The Peel street sidewalk around the Marriott hotel will remain closed for the foreseen future while provincial building inspectors and a coroner examine the scene of last Thursday's deadly accident.

A chunk of concrete peeled off the hotel's facade, and plummetted 18 stories to crush 33-year-old Lea Guilbeault.

Her husband, Hani Beitinjaneh, was injured.

Quebec's Building Inspection Board, the Regie du Batiment, says a full investigation could take months to determine why the concrete slab fell off the building. But the deadly accident isn't prompting the Board to change inspection procedures.

The Marriott Hotel was last examined in 2000, and the Board says it will continue to examine buildings only when it receives complaints.

That is the same excuse the Board provided last year, when an indoor garage collapsed in St. Laurent and killed one man.

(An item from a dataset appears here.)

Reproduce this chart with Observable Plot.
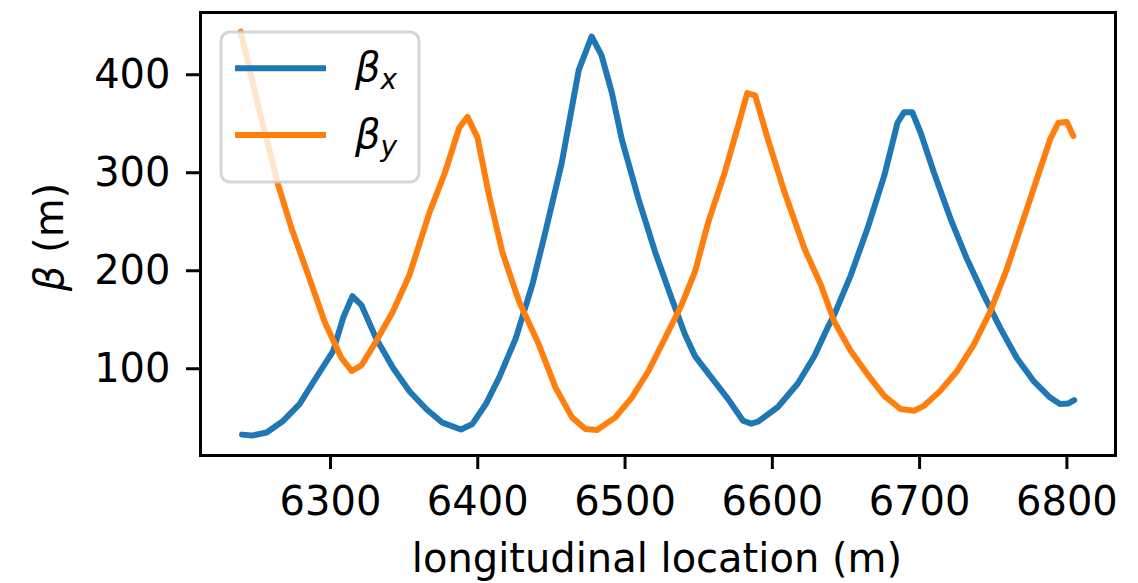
<!DOCTYPE html>
<html>
<head>
<meta charset="utf-8">
<script src="https://cdn.jsdelivr.net/npm/d3@7"></script>
<script src="https://cdn.jsdelivr.net/npm/@observablehq/plot@0.6"></script>
<style>
  html, body { margin: 0; padding: 0; background: white; }
  #wrap { position: relative; width: 1138px; height: 583px; font-family: "DejaVu Sans", sans-serif; }
  #overlay { position: absolute; left: 0; top: 0; pointer-events: none; }
</style>
</head>
<body>
<div id="wrap"></div>
<script>
// beta_x series
const sX = [6240, 6246.6, 6256.7, 6268, 6279, 6289, 6301.8, 6308.6, 6314.9, 6321, 6331, 6342.4, 6353.6, 6365, 6376, 6388.6, 6396.4, 6405.5, 6414.5, 6425.8, 6437, 6446, 6457, 6468.6, 6477.3, 6484, 6491, 6497.8, 6509.1, 6520.4, 6531.6, 6540.7, 6547.5, 6558.7, 6570, 6580.1, 6585.7, 6590.3, 6603.8, 6617.3, 6628.6, 6637.4, 6642, 6653.3, 6664.6, 6676, 6685, 6689.5, 6695, 6700.7, 6709.7, 6721, 6732, 6743.5, 6754.8, 6766, 6777.4, 6788.6, 6795.3, 6801, 6805];
const betaX = [32.8, 31.8, 35, 47, 64, 88, 118, 152, 174, 165, 131, 101, 77, 59, 45, 38, 43.7, 64, 91, 131, 185.5, 240, 310, 405, 439, 420, 382, 334, 273.3, 219.2, 172, 134.9, 112.9, 90.9, 69, 47, 44, 46, 61, 85, 113, 141.5, 155, 195.6, 243, 297, 351, 361.8, 361.8, 340.8, 300.3, 253, 212.5, 175.4, 141.5, 111, 87.5, 70.6, 64, 64.6, 68];
// beta_y series
const sY = [6239, 6251, 6264.6, 6273.6, 6284.9, 6296, 6307.4, 6314.5, 6321, 6331, 6342.4, 6353.6, 6367.3, 6377.7, 6387.4, 6393, 6399.8, 6407.7, 6416.7, 6428, 6441.5, 6452.8, 6464, 6473.1, 6481, 6493.4, 6504.6, 6515.9, 6527.2, 6538.4, 6547.5, 6556.5, 6567.7, 6576.7, 6583, 6588.4, 6597, 6608.3, 6621.8, 6633, 6642, 6653.3, 6664.6, 6676, 6687, 6696.2, 6703, 6714, 6725.5, 6736.8, 6748, 6759.3, 6770.6, 6781.8, 6788.6, 6794.2, 6800, 6804.4];
const betaY = [444, 368, 287, 243, 195.6, 148, 111, 97.7, 103.5, 128, 158.5, 195.6, 259.8, 300, 345.9, 357, 335.8, 276.7, 219, 168.6, 124.7, 80.8, 50.4, 38.6, 37.6, 50.4, 70.6, 97.7, 131.4, 165.2, 199, 249.6, 300.3, 347.6, 381.4, 378.6, 334, 280, 222.6, 185.5, 148.3, 118, 94.3, 72.3, 58.9, 57.1, 62.2, 77.4, 97.7, 124.7, 158.5, 202, 253, 303.6, 334, 351, 351.7, 337.5];

const xTicks = [6300, 6400, 6500, 6600, 6700, 6800];
const yTicks = [100, 200, 300, 400];

const dataX = sX.map((s, i) => ({s, b: betaX[i]}));
const dataY = sY.map((s, i) => ({s, b: betaY[i]}));

const W = 1138, H = 583;
const chart = Plot.plot({
  width: W, height: H,
  marginLeft: 200, marginRight: 23, marginTop: 12, marginBottom: 128,
  style: {fontFamily: "DejaVu Sans", fontSize: "40px", color: "black", background: "white", overflow: "visible"},
  x: {domain: [6211.75, 6833]},
  y: {domain: [11.5, 463.5]},
  marks: [
    Plot.line(dataX, {x: "s", y: "b", stroke: "#1f77b4", strokeWidth: 6}),
    Plot.line(dataY, {x: "s", y: "b", stroke: "#ff7f0e", strokeWidth: 6}),
    Plot.frame({stroke: "black", strokeWidth: 3}),
    Plot.axisX({ticks: xTicks, tickFormat: d => String(d), tickSize: 14, tickPadding: 17, strokeWidth: 3, label: null, fontSize: 40}),
    Plot.axisY({ticks: yTicks, tickFormat: d => String(d), tickSize: 14, tickPadding: 16, strokeWidth: 3, label: null, fontSize: 40})
  ]
});
const wrap = document.getElementById("wrap");
wrap.appendChild(chart);

// Overlay: axis labels and legend
const ns = "http://www.w3.org/2000/svg";
const ov = document.createElementNS(ns, "svg");
ov.setAttribute("id", "overlay");
ov.setAttribute("width", W);
ov.setAttribute("height", H);
ov.setAttribute("font-family", "DejaVu Sans");
ov.innerHTML = `
  <text x="657" y="572" font-size="40" text-anchor="middle" fill="black">longitudinal location (m)</text>
  <text transform="translate(63,237) rotate(-90)" font-size="40" text-anchor="middle" fill="black"><tspan font-style="italic">β</tspan> (m)</text>
  <rect x="221" y="32" width="198" height="150" rx="9" ry="9" fill="white" fill-opacity="0.8" stroke="#cccccc" stroke-opacity="0.8" stroke-width="3"/>
  <line x1="235" x2="326" y1="68.3" y2="68.3" stroke="#1f77b4" stroke-width="6"/>
  <line x1="235" x2="326" y1="135" y2="135" stroke="#ff7f0e" stroke-width="6"/>
  <text x="355" y="81" font-size="40" fill="black" font-style="italic">β<tspan font-size="28" dy="8">x</tspan></text>
  <text x="355" y="148" font-size="40" fill="black" font-style="italic">β<tspan font-size="28" dy="8">y</tspan></text>
`;
wrap.appendChild(ov);
</script>
</body>
</html>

The union representing public sectors employees blames these tragedies on a declining number of in-the-field inspections.

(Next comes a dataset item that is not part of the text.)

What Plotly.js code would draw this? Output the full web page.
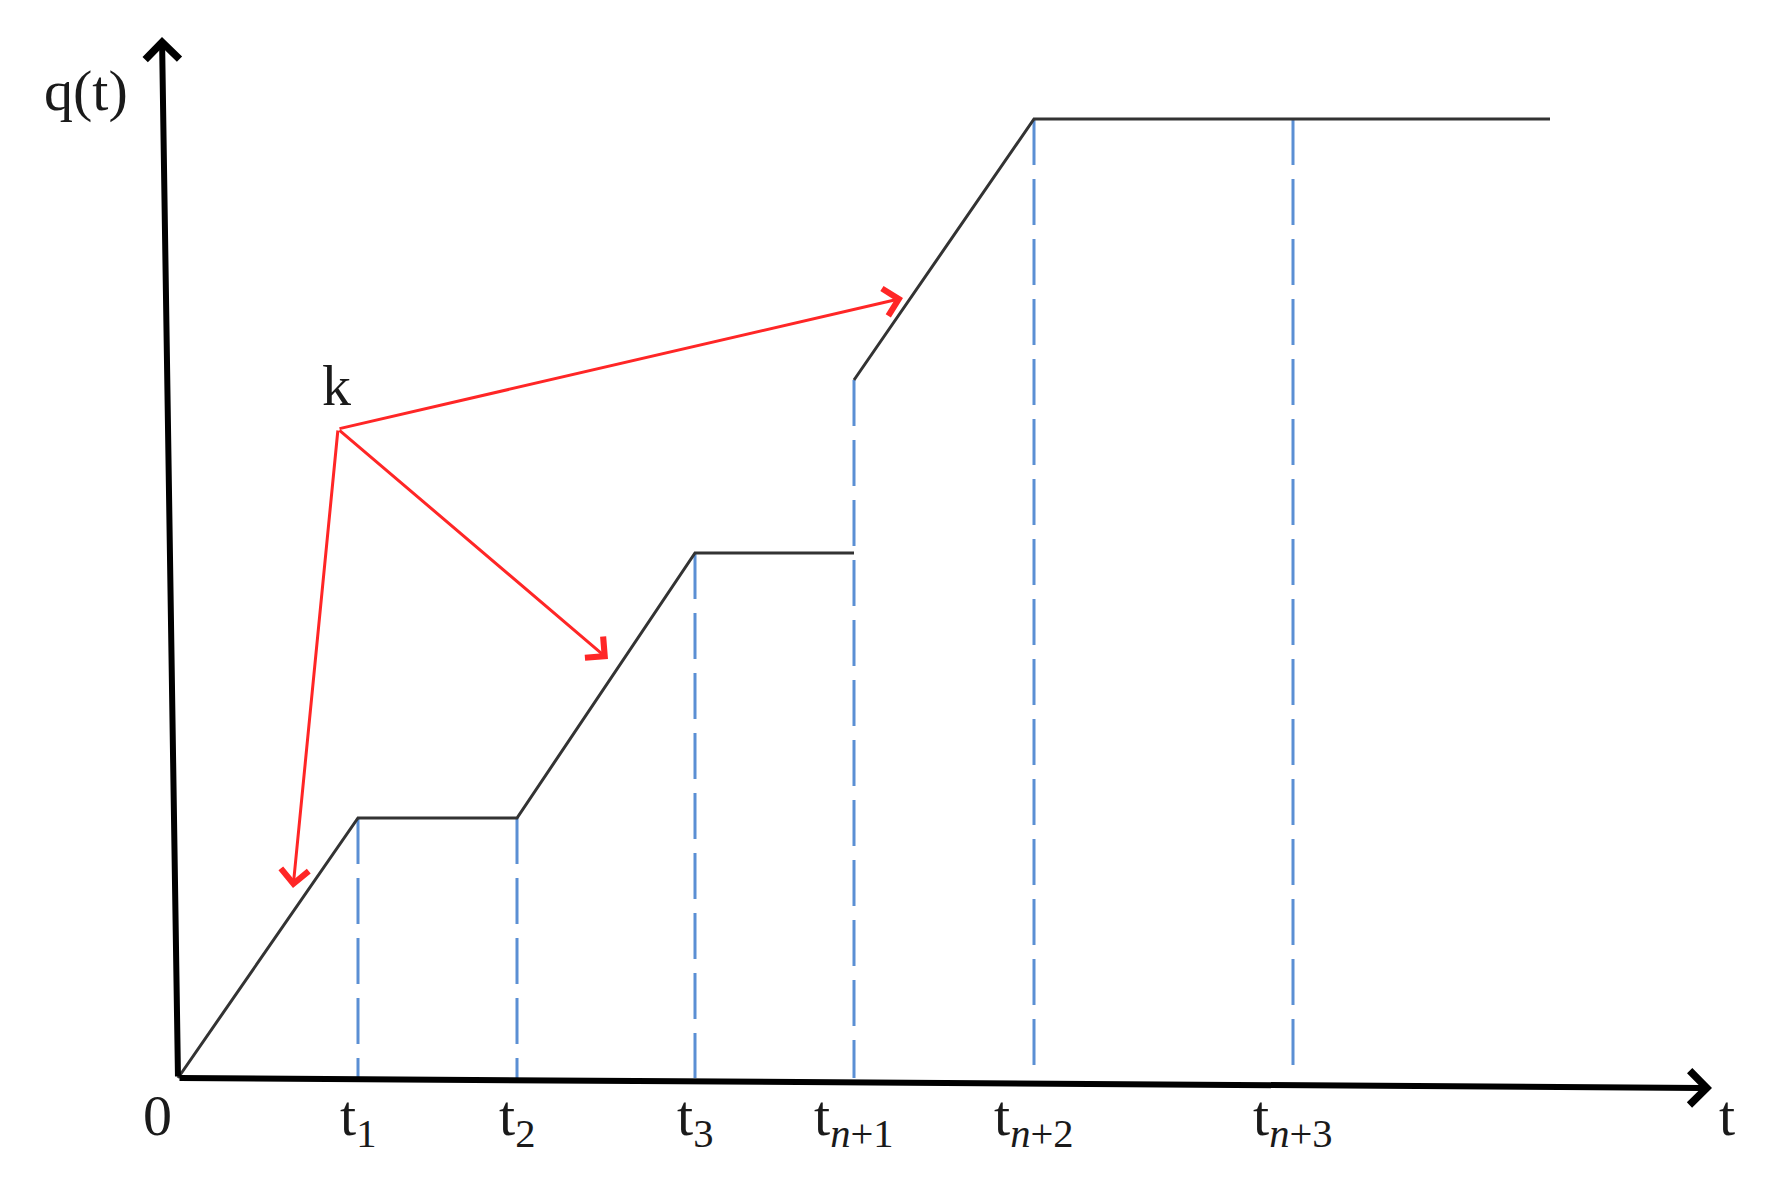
<!DOCTYPE html>
<html>
<head>
<meta charset="utf-8">
<script src="https://cdn.plot.ly/plotly-3.0.1.min.js"></script>
<style>
  body { margin: 0; background: #fff; }
  #chart { width: 1781px; height: 1193px; }
</style>
</head>
<body>
<div id="chart"></div>
<script>
// time marks on the t axis and their labels
const tTicks = [1.80, 3.39, 5.17, 6.76, 8.56, 11.15];
const tickLabels = ['t<sub>1</sub>', 't<sub>2</sub>', 't<sub>3</sub>',
  't<sub><i>n</i>+1</sub>', 't<sub><i>n</i>+2</sub>', 't<sub><i>n</i>+3</sub>'];
// q(t) reached at each mark (top of the dashed drop lines)
const dashTop = [2.60, 2.60, 5.25, 6.98, 9.59, 9.59];

// the q(t) curve, with a break at t(n+1)
const curveT = [0, 1.80, 3.39, 5.17, 6.76, null, 6.76, 8.56, 13.72];
const curveQ = [0, 2.60, 2.60, 5.25, 5.25, null, 6.98, 9.59, 9.59];

// slope k and where its arrows point
const kPoint = [1.60, 6.49];
const arrowTipT = [1.15, 4.30, 7.25];
const arrowTipQ = [1.90, 4.19, 7.80];

// axis ends
const tAxisEnd = [15.34, -0.10];
const qAxisEnd = [-0.16, 10.41];

function arrowNote(x0, y0, x1, y1, color, width, headSize) {
  return {x: x1, y: y1, ax: x0, ay: y0, xref: 'x', yref: 'y', axref: 'x', ayref: 'y',
    text: '', showarrow: true, arrowhead: 4, arrowsize: headSize, arrowwidth: width, arrowcolor: color};
}

function drawChart() {
  let dashX = [];
  let dashY = [];
  for (let i = 0; i < tTicks.length; i++) {
    dashX.push(tTicks[i], tTicks[i], null);
    dashY.push(dashTop[i], 0, null);
  }

  let drops = {
    x: dashX, y: dashY, type: 'scatter', mode: 'lines',
    line: {color: '#5b8fd4', width: 3, dash: '46px,14px'},
    hoverinfo: 'skip'
  };

  let curve = {
    x: curveT, y: curveQ, type: 'scatter', mode: 'lines',
    line: {color: '#333333', width: 3},
    connectgaps: false,
    hoverinfo: 'skip'
  };

  let serif = {family: 'Liberation Serif, DejaVu Serif, serif', size: 58, color: '#1a1a1a'};
  let notes = [];

  // axes drawn as arrows
  notes.push(arrowNote(0, 0, tAxisEnd[0], tAxisEnd[1], '#000', 6, 1.1));
  notes.push(arrowNote(0, 0, qAxisEnd[0], qAxisEnd[1], '#000', 6, 1.1));

  // red arrows from k
  for (let i = 0; i < arrowTipT.length; i++) {
    notes.push(arrowNote(kPoint[0], kPoint[1], arrowTipT[i], arrowTipQ[i], '#ff2626', 3, 1.8));
  }

  // tick labels
  for (let i = 0; i < tTicks.length; i++) {
    notes.push({x: tTicks[i], y: -0.03, xref: 'x', yref: 'y', text: tickLabels[i],
      showarrow: false, xanchor: 'center', yanchor: 'top', font: serif});
  }
  notes.push({x: -0.21, y: -0.37, xref: 'x', yref: 'y', text: '0', showarrow: false, font: serif});
  notes.push({x: 15.49, y: -0.37, xref: 'x', yref: 'y', text: 't', showarrow: false, font: serif});
  notes.push({x: -0.92, y: 9.88, xref: 'x', yref: 'y', text: 'q(t)', showarrow: false, font: serif});
  notes.push({x: 1.58, y: 6.93, xref: 'x', yref: 'y', text: 'k', showarrow: false, font: serif});

  var layout = {
    width: 1781, height: 1193,
    margin: {l: 0, r: 0, t: 0, b: 0},
    paper_bgcolor: '#fff', plot_bgcolor: '#fff',
    showlegend: false,
    xaxis: {range: [-1.78, 16.03], visible: false, fixedrange: true},
    yaxis: {range: [-1.15, 10.78], visible: false, fixedrange: true},
    annotations: notes
  };

  Plotly.newPlot('chart', [drops, curve], layout, {staticPlot: true});
}

drawChart();
</script>
</body>
</html>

It claims they went from 55,300 in 2003 to 13,500 last year.

The board claims inspections are the responsiblity of the owners, and not the province.

Meanwhile Claude Dauphin, president of Montreal's Executive Committee, says the city could force owners to inspect their buildings, but would rather the Board do its job.

"I'm not against new bylaws but unfortunately sometimes it takes a catastrophe like that to react," said Dauphin.

It was a similar catastrophe in 1979 that forced the city of New York to create a building inspection bylaw. That law calls for every building over six stories to undergo a complete inspection of its facade every five years.